Stattdessen hakt Gerichtspräsident Schürmann bei der Beklagten nach, erwähnt das Schulreglement, worin von Mitwirkung die Rede sei; die Mitarbeiter hätten sich «konstruktiv und kritisch» mit ihrer Arbeitgeberin auseinanderzusetzen. All diese Fragen beantwortet die HR-Verantwortliche der Schule direkt, das überlässt sie nicht ihrem Anwalt.

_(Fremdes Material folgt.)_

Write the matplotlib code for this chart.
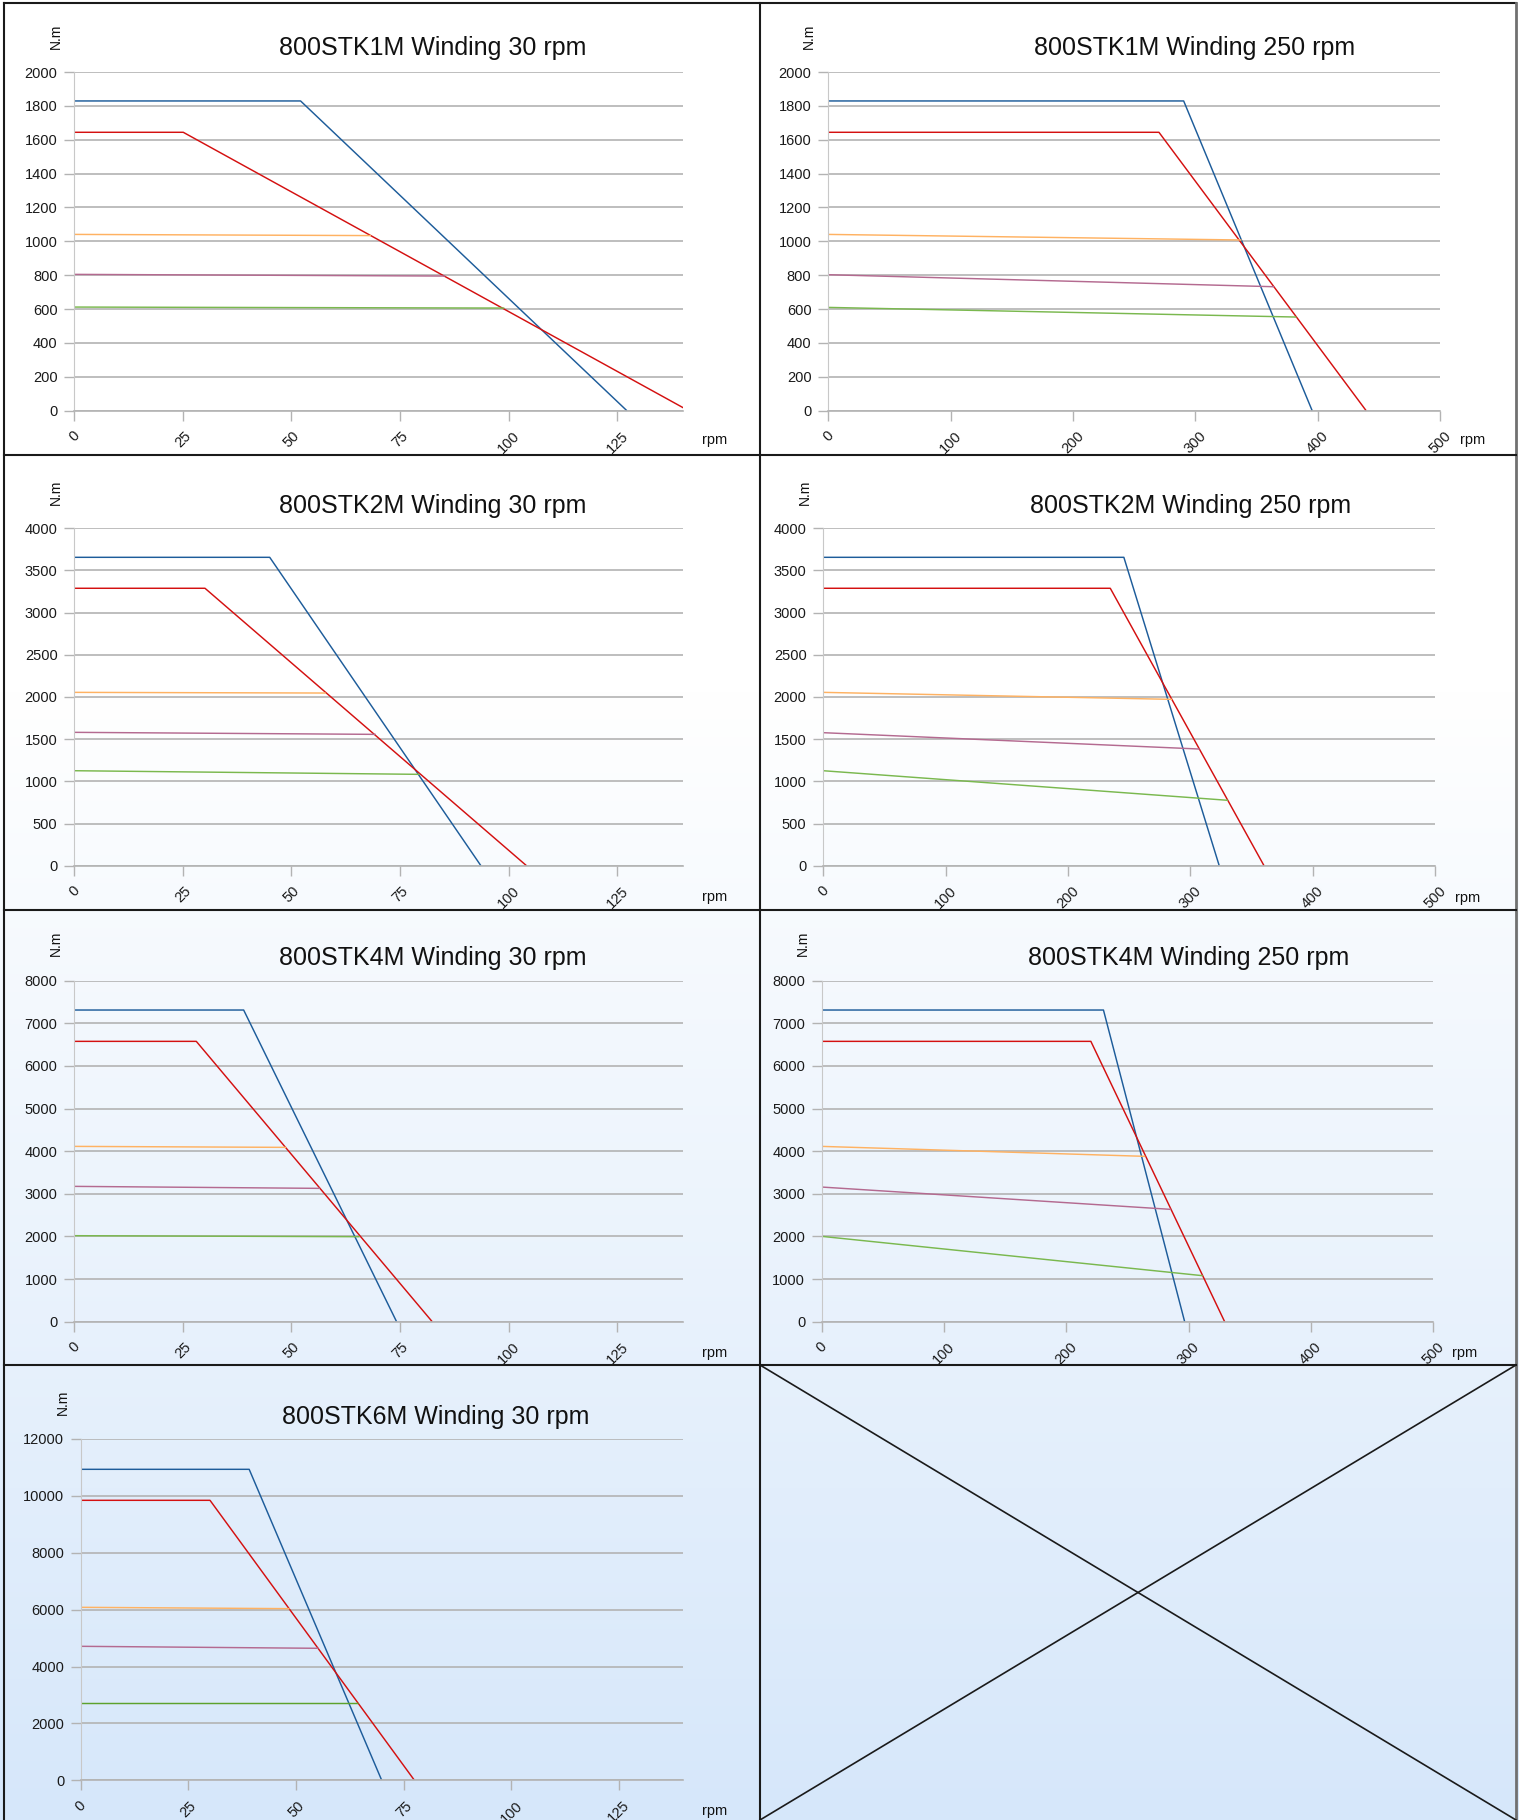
import matplotlib
matplotlib.use("Agg")
import matplotlib.pyplot as plt
import numpy as np
from matplotlib.lines import Line2D

plt.rcParams['font.family'] = ['Liberation Sans', 'DejaVu Sans']

# torque (N.m) vs speed (rpm); series order: blue, red, orange, purple, green
stk1_30_rpm = [[0, 52.1, 127.2], [0, 25.1, 141.4], [0, 68.3], [0, 85.4], [0, 99.0]]
stk1_30_nm = [[1829, 1829, 0], [1644, 1644, 0], [1041, 1034], [805, 795], [612, 606]]

stk1_250_rpm = [[0, 290.5, 395.5], [0, 270.3, 439.6], [0, 337.8], [0, 364.5], [0, 382.7]]
stk1_250_nm = [[1829, 1829, 0], [1644, 1644, 0], [1041, 1008], [803, 732], [610, 553]]

stk2_30_rpm = [[0, 45.0, 93.6], [0, 30.1, 104.1], [0, 57.9], [0, 69.4], [0, 79.5]]
stk2_30_nm = [[3656, 3656, 0], [3289, 3289, 0], [2055, 2047], [1581, 1557], [1126, 1083]]

stk2_250_rpm = [[0, 245.6, 323.5], [0, 234.5, 360.1], [0, 285.0], [0, 307.6], [0, 330.7]]
stk2_250_nm = [[3656, 3656, 0], [3289, 3289, 0], [2055, 1972], [1577, 1383], [1126, 775]]

stk4_30_rpm = [[0, 39.0, 74.2], [0, 28.1, 82.4], [0, 48.8], [0, 56.6], [0, 65.7]]
stk4_30_nm = [[7312, 7312, 0], [6577, 6577, 0], [4113, 4090], [3175, 3128], [2018, 1994]]

stk4_250_rpm = [[0, 230.3, 296.7], [0, 220.0, 329.4], [0, 264.5], [0, 285.6], [0, 311.5]]
stk4_250_nm = [[7312, 7312, 0], [6577, 6577, 0], [4113, 3879], [3159, 2635], [2002, 1079]]

stk6_30_rpm = [[0, 39.1, 69.9], [0, 30.0, 77.5], [0, 48.5], [0, 55.2], [0, 64.5]]
stk6_30_nm = [[10934, 10934, 0], [9844, 9844, 0], [6082, 6035], [4711, 4641], [2707, 2707]]

titles = ["800STK1M Winding 30 rpm", "800STK1M Winding 250 rpm",
          "800STK2M Winding 30 rpm", "800STK2M Winding 250 rpm",
          "800STK4M Winding 30 rpm", "800STK4M Winding 250 rpm",
          "800STK6M Winding 30 rpm"]

colors = ['#1d5c9a', '#d41010', '#ffb262', '#b46a90', '#7ab84e']
grid_c = '#b3b3b3'

W, H = 1519, 1820
fig = plt.figure(figsize=(W / 100, H / 100), dpi=100)

# background: white on top, light blue toward the bottom
bg = fig.add_axes([0, 0, 1, 1], zorder=-5)
yy = np.linspace(0, 1, 400)
t = np.clip((yy - 0.38) / 0.62, 0, 1)
top = np.array([1.0, 1.0, 1.0])
bot = np.array([214, 231, 250]) / 255
grad = top[None, :] * (1 - t[:, None]) + bot[None, :] * t[:, None]
bg.imshow(grad[:, None, :], aspect='auto', extent=[0, 1, 1, 0])
bg.set_xlim(0, 1)
bg.set_ylim(1, 0)
bg.axis('off')


def px_axes(left, top, right, bottom):
    return fig.add_axes([left / W, 1 - bottom / H, (right - left) / W, (bottom - top) / H])


def ftext(x, y, s, **kw):
    fig.text(x / W, 1 - y / H, s, **kw)


panels = [
    # data, box (l, t, r, b), xmax, xstep, ymax, ystep, title x, title baseline, N.m x, N.m y, rpm x, rpm y
    (stk1_30_rpm, stk1_30_nm, (74.2, 72, 682.5, 410.7), 140, 25, 2000, 200, 433, 55, 56, 36, 715, 440),
    (stk1_250_rpm, stk1_250_nm, (828.1, 72, 1440.1, 410.7), 500, 100, 2000, 200, 1195, 55, 809, 36, 1473, 440),
    (stk2_30_rpm, stk2_30_nm, (74.2, 528.3, 682.5, 865.7), 140, 25, 4000, 500, 433, 513, 56, 492, 715, 897),
    (stk2_250_rpm, stk2_250_nm, (823.2, 528.3, 1435.3, 865.7), 500, 100, 4000, 500, 1191, 513, 805, 492, 1468, 898),
    (stk4_30_rpm, stk4_30_nm, (74.2, 980.7, 682.5, 1321.7), 140, 25, 8000, 1000, 433, 965, 56, 943, 715, 1353),
    (stk4_250_rpm, stk4_250_nm, (821.8, 980.7, 1433.3, 1321.7), 500, 100, 8000, 1000, 1189, 965, 803, 943, 1465, 1353),
    (stk6_30_rpm, stk6_30_nm, (80.9, 1439, 683.4, 1780.3), 140, 25, 12000, 2000, 436, 1424, 63, 1402, 715, 1811),
]

for i, p in enumerate(panels):
    xs, ys, box, xmax, xstep, ymax, ystep, tx, ty, nx, ny, rx, ry = p
    ax = px_axes(*box)
    ax.set_facecolor('none')
    for j in range(len(xs)):
        c = colors[j]
        if i == 6 and j == 4:
            c = '#5da22c'
        ax.plot(xs[j], ys[j], color=c, lw=1.05, solid_capstyle='butt')
    ax.set_xlim(0, xmax)
    ax.set_ylim(0, ymax)
    ax.set_xticks(np.arange(0, xmax + 1, xstep))
    ax.set_yticks(np.arange(0, ymax + 1, ystep))
    ax.yaxis.grid(True, color=grid_c, lw=1.2)
    ax.set_axisbelow(True)
    for s in ['top', 'right']:
        ax.spines[s].set_visible(False)
    ax.spines['left'].set_color('#c8c8c8')
    ax.spines['bottom'].set_color(grid_c)
    ax.spines['bottom'].set_linewidth(1.2)
    ax.tick_params(axis='both', colors=grid_c, labelcolor='#1a1a1a', labelsize=10.5,
                   length=7, width=1)
    ax.tick_params(axis='y', pad=5)
    ax.tick_params(axis='x', pad=6)
    for lab in ax.get_xticklabels():
        lab.set_rotation(45)
        lab.set_ha('center')
    ftext(tx, ty, titles[i], ha='center', va='baseline', fontsize=18, color='#111111')
    ftext(nx, ny, "N.m", ha='center', va='center', rotation=90, fontsize=10, color='#111111')
    ftext(rx, ry, "rpm", ha='center', va='center', fontsize=10.5, color='#111111')


def fline(x0, y0, x1, y1, lw=1.5, c='#1a1a1a'):
    fig.add_artist(Line2D([x0 / W, x1 / W], [1 - y0 / H, 1 - y1 / H], color=c, lw=lw,
                          transform=fig.transFigure))


# frame and cell dividers
fline(4, 3, 1516, 3)
fline(4, 3, 4, 1820)
fline(1516, 3, 1516, 1820, c='#707070', lw=2)
fline(760, 3, 760, 1820)
for yd in [455, 910, 1365]:
    fline(4, yd, 1516, yd)
# empty cell crossed out
fline(760, 1365, 1516, 1820, lw=1.2)
fline(760, 1820, 1516, 1365, lw=1.2)

fig.savefig("out.png", dpi=100)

Ihre Äusserungen geben ein paar wenige weitere Einblicke in den strittigen Fall.
Richter Thomas Fuchs will wissen, ob die «Belastung», die der Mailverkehr erkennen lasse, Auswirkungen auf die Arbeit der Lehrerin gehabt habe. «Nur im Team», antwortet die HR-Frau, Beschwerden über den Unterricht seien ihr keine bekannt. Richterin Laura Gerster fragt, wie mit den von Lehrpersonen abgesagten Stunden umgegangen werde. Es gebe, so die Antwort, einen Pool an Lehrerinnen und Lehrern, dort würden die Stunden dann neu verteilt.
Nach einer guten Stunde wird die Verhandlung beendet. Viele Fragen, die nur die Klägerin hätte beantworten können, bleiben offen. Das Urteil werde schriftlich gefällt und anschliessend an die Parteien verschickt, verkündet Richter Schürmann.
Ein paar Tage später sagt Rechtsanwalt David Grimm am Telefon, die Rechtsfolgen dieser «Säumnis», wie das Nichterscheinen genannt wird, seien unter Juristen umstritten, wie sich jüngst auch an einer Juristentagung zum Zivilprozessrecht ergeben habe. Es sei unter anderem darum gegangen, ob das Gericht auf eine Klage eintreten müsse oder nicht, wenn die klagende Partei einer unbegründeten Klage an der Hauptverhandlung «säumig» sei.
Fazit: Man ist sich uneinig.
Für die beklagte Arbeitgeberin sei dies ein ärgerliches Ereignis, sagt Grimm, sie habe keine andere Wahl, als diesen «Spiessrutenlauf auf sich zu nehmen».
Doch auch die klagende Angestellte hat nichts gewonnen. Wie das Gericht ein paar Tage später auf Anfrage mitteilt, wurde ihre Klage abgewiesen. Die unterlegene Klägerin muss für die Gerichtskosten und Anwaltskosten der Beklagten aufkommen. Falls das Urteil rechtskräftig wird.